----- Data provided
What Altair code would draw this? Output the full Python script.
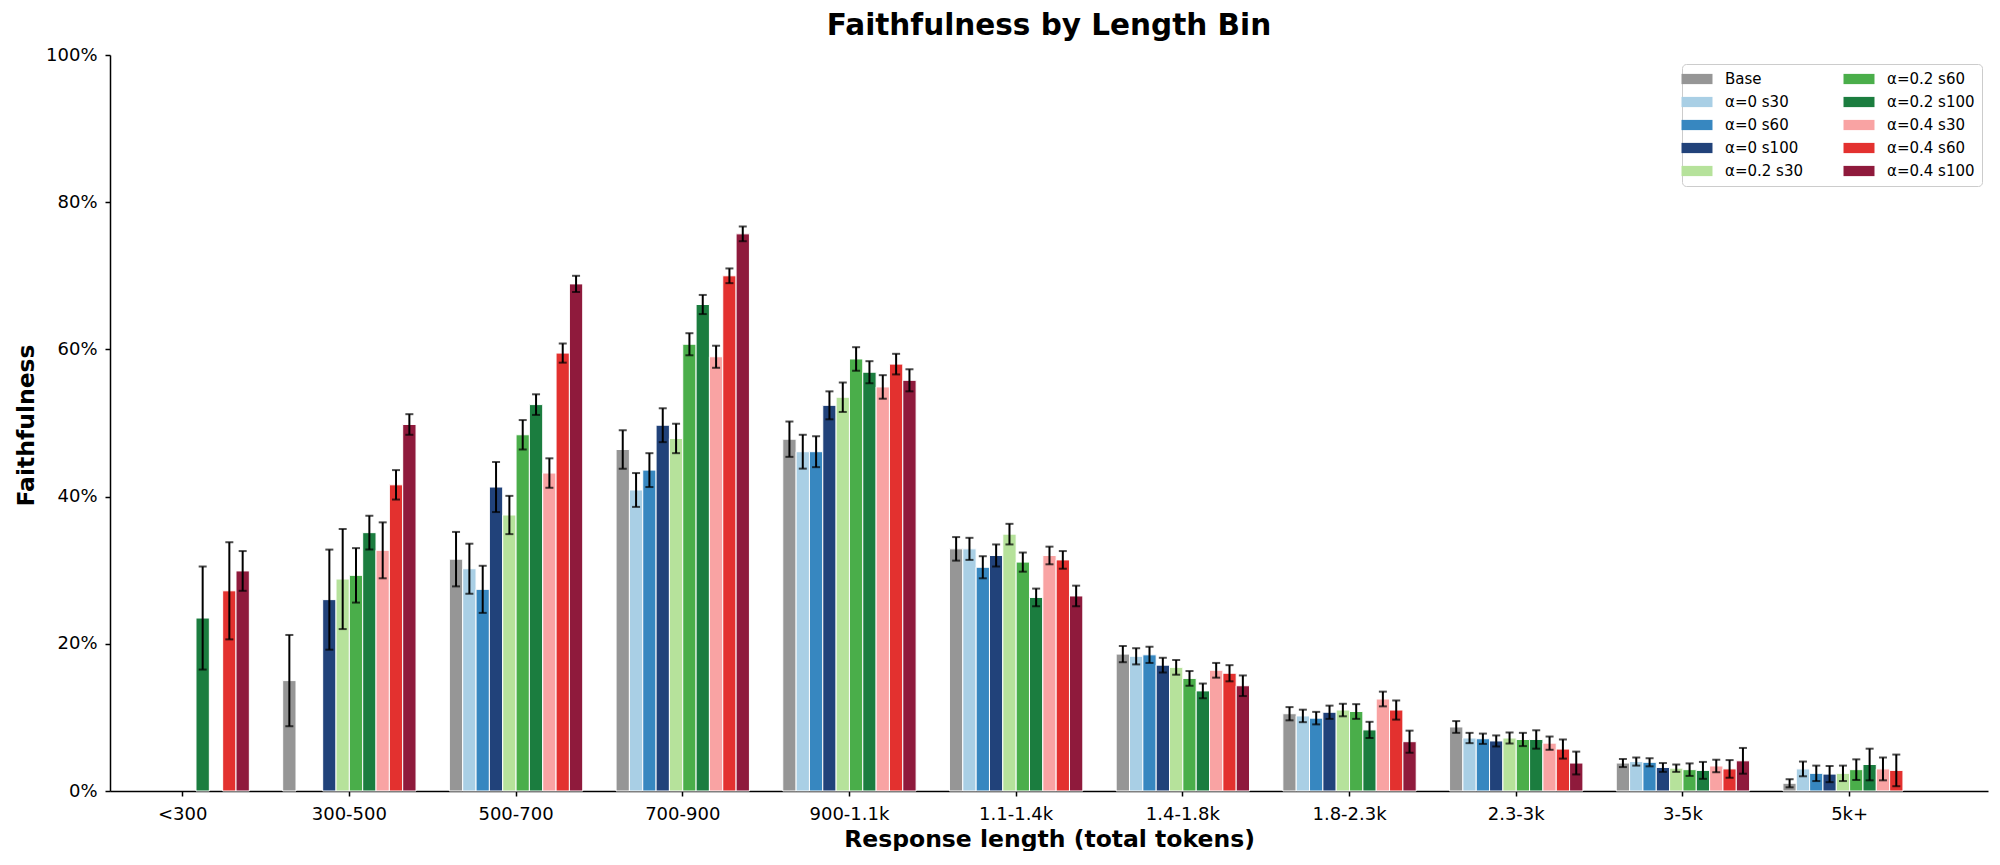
import altair as alt
import pandas as pd

bins = ["<300", "300-500", "500-700", "700-900", "900-1.1k", "1.1-1.4k",
        "1.4-1.8k", "1.8-2.3k", "2.3-3k", "3-5k", "5k+"]

series = ["Base", "α=0 s30", "α=0 s60", "α=0 s100", "α=0.2 s30",
          "α=0.2 s60", "α=0.2 s100", "α=0.4 s30", "α=0.4 s60", "α=0.4 s100"]

colors = ["#969696", "#a9cfe5", "#3787c0", "#21427a", "#b6e29b",
          "#4aae4a", "#1b7d3f", "#f9a3a3", "#e3312f", "#8f1a3c"]

# faithfulness (%) per series across the 11 bins (None = no bar)
base_v   = [None, 15.0, 31.5, 46.4, 47.8, 32.9, 18.6, 10.5, 8.7, 3.8, 1.05]
a0s30_v  = [None, None, 30.2, 40.9, 46.1, 32.9, 18.3, 10.2, 7.2, 4.0, 3.0]
a0s60_v  = [None, None, 27.4, 43.6, 46.1, 30.4, 18.5, 9.9, 7.1, 3.9, 2.4]
a0s100_v = [None, 26.0, 41.3, 49.7, 52.4, 32.0, 17.1, 10.7, 6.8, 3.2, 2.3]
a2s30_v  = [None, 28.8, 37.5, 47.9, 53.5, 34.9, 16.8, 11.0, 7.2, 3.1, 2.4]
a2s60_v  = [None, 29.3, 48.4, 60.7, 58.7, 31.1, 15.3, 10.8, 7.0, 2.9, 2.9]
a2s100_v = [23.5, 35.1, 52.5, 66.1, 56.9, 26.3, 13.6, 8.3, 7.0, 2.8, 3.6]
a4s30_v  = [None, 32.7, 43.2, 59.0, 54.9, 32.0, 16.4, 12.5, 6.5, 3.4, 3.0]
a4s60_v  = [27.2, 41.6, 59.5, 70.0, 58.0, 31.4, 16.0, 11.0, 5.7, 3.0, 2.8]
a4s100_v = [29.9, 49.8, 68.9, 75.7, 55.8, 26.5, 14.3, 6.7, 3.8, 4.1, None]

# error bar half-widths (%)
base_e   = [None, 6.2, 3.7, 2.6, 2.4, 1.6, 1.1, 0.9, 0.8, 0.55, 0.55]
a0s30_e  = [None, None, 3.4, 2.3, 2.3, 1.5, 1.1, 0.85, 0.7, 0.55, 1.0]
a0s60_e  = [None, None, 3.2, 2.3, 2.1, 1.5, 1.1, 0.85, 0.7, 0.55, 1.05]
a0s100_e = [None, 6.8, 3.4, 2.3, 1.9, 1.5, 1.0, 0.9, 0.75, 0.6, 1.1]
a2s30_e  = [None, 6.8, 2.6, 2.0, 2.0, 1.4, 1.0, 0.85, 0.75, 0.5, 1.05]
a2s60_e  = [None, 3.7, 2.0, 1.5, 1.6, 1.3, 1.0, 1.0, 0.9, 0.85, 1.4]
a2s100_e = [7.0, 2.3, 1.4, 1.3, 1.5, 1.2, 1.0, 1.1, 1.25, 1.15, 2.15]
a4s30_e  = [None, 3.8, 2.0, 1.5, 1.6, 1.2, 1.0, 1.0, 0.9, 0.85, 1.55]
a4s60_e  = [6.6, 2.0, 1.3, 1.0, 1.4, 1.2, 1.1, 1.3, 1.3, 1.2, 2.15]
a4s100_e = [2.7, 1.4, 1.1, 1.0, 1.5, 1.4, 1.4, 1.5, 1.55, 1.75, None]

values = [base_v, a0s30_v, a0s60_v, a0s100_v, a2s30_v,
          a2s60_v, a2s100_v, a4s30_v, a4s60_v, a4s100_v]
errors = [base_e, a0s30_e, a0s60_e, a0s100_e, a2s30_e,
          a2s60_e, a2s100_e, a4s30_e, a4s60_e, a4s100_e]

rows = []
for s, vals, errs in zip(series, values, errors):
    for b, v, e in zip(bins, vals, errs):
        if v is None:
            continue
        rows.append({"bin": b, "series": s, "value": v / 100.0,
                     "lo": (v - e) / 100.0, "hi": (v + e) / 100.0})
df = pd.DataFrame(rows)

FONT = "DejaVu Sans"

xenc = alt.X("bin:N", sort=bins,
             scale=alt.Scale(domain=bins, paddingInner=0.2, paddingOuter=0.233, align=0.077),
             axis=alt.Axis(title="Response length (total tokens)", labelAngle=0,
                           labelFont=FONT, labelFontSize=18, labelColor="black",
                           labelPadding=9, tickSize=5, tickWidth=1.5, tickColor="black",
                           domainColor="black", domainWidth=1.5,
                           titleFont=FONT, titleFontSize=23.5, titleFontWeight="bold",
                           titleColor="black", titleX=939, titleY=55,
                           titleAlign="center", titleBaseline="alphabetic"))
xoff = alt.XOffset("series:N", sort=series,
                   scale=alt.Scale(domain=series, paddingInner=0, paddingOuter=0))

base = alt.Chart(df).encode(x=xenc, xOffset=xoff)

yscale = alt.Scale(domain=[0, 1], nice=False)

bars = base.mark_bar(stroke="white", strokeWidth=1).encode(
    y=alt.Y("value:Q", scale=yscale,
            axis=alt.Axis(title="Faithfulness", format=".0%",
                          values=[0, 0.2, 0.4, 0.6, 0.8, 1.0], grid=False,
                          labelFont=FONT, labelFontSize=18, labelColor="black",
                          labelPadding=8, tickSize=5, tickWidth=1.5, tickColor="black",
                          domainColor="black", domainWidth=1.5,
                          titleFont=FONT, titleFontSize=23.5, titleFontWeight="bold",
                          titleColor="black", titleX=-77, titleY=370,
                          titleAlign="center", titleBaseline="alphabetic", titleAngle=270)),
    color=alt.Color("series:N",
                    scale=alt.Scale(domain=series, range=colors),
                    legend=alt.Legend(title=None, orient="none", legendX=1572, legendY=9,
                                      columns=2, columnPadding=40, rowPadding=7,
                                      symbolType="M-2,-0.66H2V0.66H-2Z", symbolSize=240,
                                      symbolStrokeWidth=0, labelOffset=20,
                                      labelFont=FONT, labelFontSize=15, labelColor="black",
                                      padding=7, strokeColor="#cccccc", fillColor="white",
                                      cornerRadius=4)),
)

rules = base.mark_rule(color="black", strokeWidth=2).encode(
    y=alt.Y("lo:Q", scale=yscale), y2="hi:Q")
cap_lo = base.mark_tick(color="black", thickness=2, size=8, orient="horizontal").encode(
    y=alt.Y("lo:Q", scale=yscale))
cap_hi = base.mark_tick(color="black", thickness=2, size=8, orient="horizontal").encode(
    y=alt.Y("hi:Q", scale=yscale))

chart = alt.layer(bars, rules, cap_lo, cap_hi).properties(
    width=1878, height=736,
    title=alt.Title("Faithfulness by Length Bin", font=FONT, fontSize=29.5,
                    fontWeight="bold", color="black", anchor="middle", offset=5),
    autosize=alt.AutoSizeParams(type="none"),
    padding={"left": 102, "top": 47, "right": 4, "bottom": 60},
    background="white",
).configure_view(stroke=None)

chart.save("out.html", embed_options={"renderer": "svg", "actions": False})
----------
■ Requirement ■
Set the lines above down again, word for word, from the first through the one containing "a2s60_e, a2s100_e, a4s30_e, a4s60_e, a4s100_e]"; pictures excluded.

■ Reply ■
What Altair code would draw this? Output the full Python script.
import altair as alt
import pandas as pd

bins = ["<300", "300-500", "500-700", "700-900", "900-1.1k", "1.1-1.4k",
        "1.4-1.8k", "1.8-2.3k", "2.3-3k", "3-5k", "5k+"]

series = ["Base", "α=0 s30", "α=0 s60", "α=0 s100", "α=0.2 s30",
          "α=0.2 s60", "α=0.2 s100", "α=0.4 s30", "α=0.4 s60", "α=0.4 s100"]

colors = ["#969696", "#a9cfe5", "#3787c0", "#21427a", "#b6e29b",
          "#4aae4a", "#1b7d3f", "#f9a3a3", "#e3312f", "#8f1a3c"]

# faithfulness (%) per series across the 11 bins (None = no bar)
base_v   = [None, 15.0, 31.5, 46.4, 47.8, 32.9, 18.6, 10.5, 8.7, 3.8, 1.05]
a0s30_v  = [None, None, 30.2, 40.9, 46.1, 32.9, 18.3, 10.2, 7.2, 4.0, 3.0]
a0s60_v  = [None, None, 27.4, 43.6, 46.1, 30.4, 18.5, 9.9, 7.1, 3.9, 2.4]
a0s100_v = [None, 26.0, 41.3, 49.7, 52.4, 32.0, 17.1, 10.7, 6.8, 3.2, 2.3]
a2s30_v  = [None, 28.8, 37.5, 47.9, 53.5, 34.9, 16.8, 11.0, 7.2, 3.1, 2.4]
a2s60_v  = [None, 29.3, 48.4, 60.7, 58.7, 31.1, 15.3, 10.8, 7.0, 2.9, 2.9]
a2s100_v = [23.5, 35.1, 52.5, 66.1, 56.9, 26.3, 13.6, 8.3, 7.0, 2.8, 3.6]
a4s30_v  = [None, 32.7, 43.2, 59.0, 54.9, 32.0, 16.4, 12.5, 6.5, 3.4, 3.0]
a4s60_v  = [27.2, 41.6, 59.5, 70.0, 58.0, 31.4, 16.0, 11.0, 5.7, 3.0, 2.8]
a4s100_v = [29.9, 49.8, 68.9, 75.7, 55.8, 26.5, 14.3, 6.7, 3.8, 4.1, None]

# error bar half-widths (%)
base_e   = [None, 6.2, 3.7, 2.6, 2.4, 1.6, 1.1, 0.9, 0.8, 0.55, 0.55]
a0s30_e  = [None, None, 3.4, 2.3, 2.3, 1.5, 1.1, 0.85, 0.7, 0.55, 1.0]
a0s60_e  = [None, None, 3.2, 2.3, 2.1, 1.5, 1.1, 0.85, 0.7, 0.55, 1.05]
a0s100_e = [None, 6.8, 3.4, 2.3, 1.9, 1.5, 1.0, 0.9, 0.75, 0.6, 1.1]
a2s30_e  = [None, 6.8, 2.6, 2.0, 2.0, 1.4, 1.0, 0.85, 0.75, 0.5, 1.05]
a2s60_e  = [None, 3.7, 2.0, 1.5, 1.6, 1.3, 1.0, 1.0, 0.9, 0.85, 1.4]
a2s100_e = [7.0, 2.3, 1.4, 1.3, 1.5, 1.2, 1.0, 1.1, 1.25, 1.15, 2.15]
a4s30_e  = [None, 3.8, 2.0, 1.5, 1.6, 1.2, 1.0, 1.0, 0.9, 0.85, 1.55]
a4s60_e  = [6.6, 2.0, 1.3, 1.0, 1.4, 1.2, 1.1, 1.3, 1.3, 1.2, 2.15]
a4s100_e = [2.7, 1.4, 1.1, 1.0, 1.5, 1.4, 1.4, 1.5, 1.55, 1.75, None]

values = [base_v, a0s30_v, a0s60_v, a0s100_v, a2s30_v,
          a2s60_v, a2s100_v, a4s30_v, a4s60_v, a4s100_v]
errors = [base_e, a0s30_e, a0s60_e, a0s100_e, a2s30_e,
          a2s60_e, a2s100_e, a4s30_e, a4s60_e, a4s100_e]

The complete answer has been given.